Before my mother descended into the underworld of dementia, she used to collect shells. Despite a preference for pool water over natural water, my parents chose to live and die near beaches. I’ve always feared that the shells she brought home would haunt her and, in turn, would haunt me. That they weren’t meant to decorate bathrooms and the bottoms of drawers. Even when birds pick up shells for food, they leave behind the hard mineral remnants to disintegrate and be reborn as something else entirely. In this way and many others, I feel the presence of ghosts.

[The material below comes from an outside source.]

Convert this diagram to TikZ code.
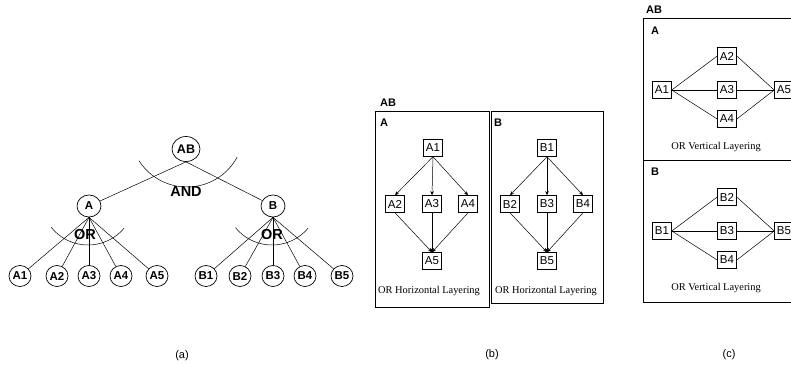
\documentclass[tikz,border=0pt]{standalone}
\usepackage{fontspec}
\setmainfont{Liberation Sans}
\newfontfamily\capfont{Liberation Serif}
\usetikzlibrary{shapes.geometric,arrows.meta}
\begin{document}
\begin{tikzpicture}[x=1pt,y=-1pt,
  tnode/.style={ellipse, draw, line width=0.7pt, inner sep=0pt, minimum width=22pt, minimum height=21pt, font=\bfseries\fontsize{11.5}{11.5}\selectfont},
  gate/.style={font=\bfseries\fontsize{14.5}{14.5}\selectfont, inner sep=0pt},
  lbox/.style={draw, line width=0.6pt, minimum width=19pt, minimum height=17pt, inner sep=1pt, font=\fontsize{11.5}{11.5}\selectfont},
  frame/.style={draw, line width=0.7pt, anchor=north west, inner sep=0pt},
  blabel/.style={font=\bfseries\fontsize{11}{11}\selectfont, inner sep=0pt},
  captext/.style={font=\capfont\fontsize{10.4}{10.4}\selectfont, inner sep=0pt},
  sub/.style={font=\fontsize{11}{11}\selectfont, inner sep=0pt},
  link/.style={line width=0.5pt},
  arr/.style={line width=0.5pt, -{Stealth[length=4pt,width=3.5pt]}}
]
\clip (0,0) rectangle (791,369);
\fill[white] (0,0) rectangle (791,369);

% ---------------- (a) AND/OR tree ----------------
\node[tnode, minimum width=28pt, minimum height=25pt, font=\bfseries\fontsize{12.5}{12.5}\selectfont] (AB) at (186,149) {AB};
\node[tnode, minimum width=24pt, minimum height=22pt] (A) at (89,206) {A};
\node[tnode, minimum width=24pt, minimum height=22pt] (B) at (273,206) {B};
\foreach \n/\x in {A1/20,A2/57,A3/89,A4/121,A5/157,B1/206,B2/240,B3/273,B4/305,B5/342}
  \node[tnode] (\n) at (\x,276) {\n};

\draw[link] (AB.south) -- (A);
\draw[link] (AB.south) -- (B);
\foreach \n in {A1,A2,A3,A4,A5} \draw[link] (A.south) -- (\n);
\foreach \n in {B1,B2,B3,B4,B5} \draw[link] (B.south) -- (\n);

\draw[link] plot[domain=28.4:147.4, samples=50] ({187+57*cos(\x)},{130+57*sin(\x)});
\draw[link] plot[domain=40:142, samples=50] ({88+47*cos(\x)},{198+47*sin(\x)});
\draw[link] plot[domain=40:141, samples=50] ({272+47*cos(\x)},{198+47*sin(\x)});

\node[gate] (and) at (186,192) {AND};
\node[gate] (orA) at (85,235) {OR};
\node[gate] (orB) at (272,235) {OR};

\node[sub] (la) at (182,356) {(a)};

% ---------------- (b) horizontal layering ----------------
\node[blabel] (bAB) at (388,103) {AB};
\node[frame, minimum width=114pt, minimum height=196pt] (bboxA) at (375,111) {};
\node[frame, minimum width=112pt, minimum height=192pt] (bboxB) at (491,111) {};
\node[blabel] (bA) at (384,123) {A};
\node[blabel] (bB) at (498,123) {B};

\node[lbox] (hA1) at (433,148) {A1};
\node[lbox] (hA2) at (395,204) {A2};
\node[lbox] (hA3) at (432,204) {A3};
\node[lbox] (hA4) at (468,204) {A4};
\node[lbox] (hA5) at (432,261) {A5};
\node[lbox] (hB1) at (547,148) {B1};
\node[lbox] (hB2) at (510,204) {B2};
\node[lbox] (hB3) at (547,204) {B3};
\node[lbox] (hB4) at (583,204) {B4};
\node[lbox] (hB5) at (547,261) {B5};

\foreach \t in {A2,A3,A4} {
  \draw[arr] (hA1.south) -- (h\t.north);
  \draw[arr] (h\t.south) -- (hA5.north);
}
\foreach \t in {B2,B3,B4} {
  \draw[arr] (hB1.south) -- (h\t.north);
  \draw[arr] (h\t.south) -- (hB5.north);
}
\node[captext] (capbA) at (429,291) {OR Horizontal Layering};
\node[captext] (capbB) at (546,291) {OR Horizontal Layering};

\node[sub] (lb) at (492,355) {(b)};

% ---------------- (c) vertical layering ----------------
\node[blabel] (cAB) at (654,10) {AB};
\node[frame, minimum width=170pt, minimum height=142pt] (cboxA) at (643,18) {};
\node[frame, minimum width=170pt, minimum height=142pt] (cboxB) at (643,160) {};
\node[blabel] (cA) at (655,31) {A};
\node[blabel] (cB) at (655,172) {B};

\node[lbox] (vA1) at (662,90) {A1};
\node[lbox] (vA2) at (727,56) {A2};
\node[lbox] (vA3) at (727,90) {A3};
\node[lbox] (vA4) at (727,119) {A4};
\node[lbox] (vA5) at (784,90) {A5};
\node[lbox] (vB1) at (662,231) {B1};
\node[lbox] (vB2) at (727,197) {B2};
\node[lbox] (vB3) at (727,231) {B3};
\node[lbox] (vB4) at (727,260) {B4};
\node[lbox] (vB5) at (784,231) {B5};

\foreach \t in {A2,A3,A4} {
  \draw[link] (vA1.east) -- (v\t.west);
  \draw[link] (v\t.east) -- (vA5.west);
}
\foreach \t in {B2,B3,B4} {
  \draw[link] (vB1.east) -- (v\t.west);
  \draw[link] (v\t.east) -- (vB5.west);
}
\node[captext] (capcA) at (716,147) {OR Vertical Layering};
\node[captext] (capcB) at (716,288) {OR Vertical Layering};

\node[sub] (lc) at (729,355) {(c)};
\end{tikzpicture}
\end{document}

Pictures of Birds is a photographic series examining family, home, and mortality. Longboat Key, a Floridian island of condos and snowbirds, became the strange chosen backdrop of my parents’ fading health and their children’s mourning process. During my visits to Longboat Key, I immerse myself in the fears, aspirations, postures, gestures, and glances of people preoccupied with death and preservation. I encounter a home and a retirement community arranged to affirm health and security yet compromised by the ubiquity of illness and impermanence. I endeavor to photograph this as well as what may suggest the cyclical and ineludible nature of death and regeneration, acts of transubstantiation, psychological adaptations, and spiritual transformations. I try to embrace the reality that my camera always looks inward at who I am, what I fear losing, and how I want to be remembered.
Now my mother sees ghosts while she’s sleeping and while she’s awake. Her body suspended in liminal space. I sit with her when I can and ask the ghosts to tread gently as we simultaneously die and are reborn as something else entirely. Some of the ghosts are my ancestors. Some are angels. All are birds.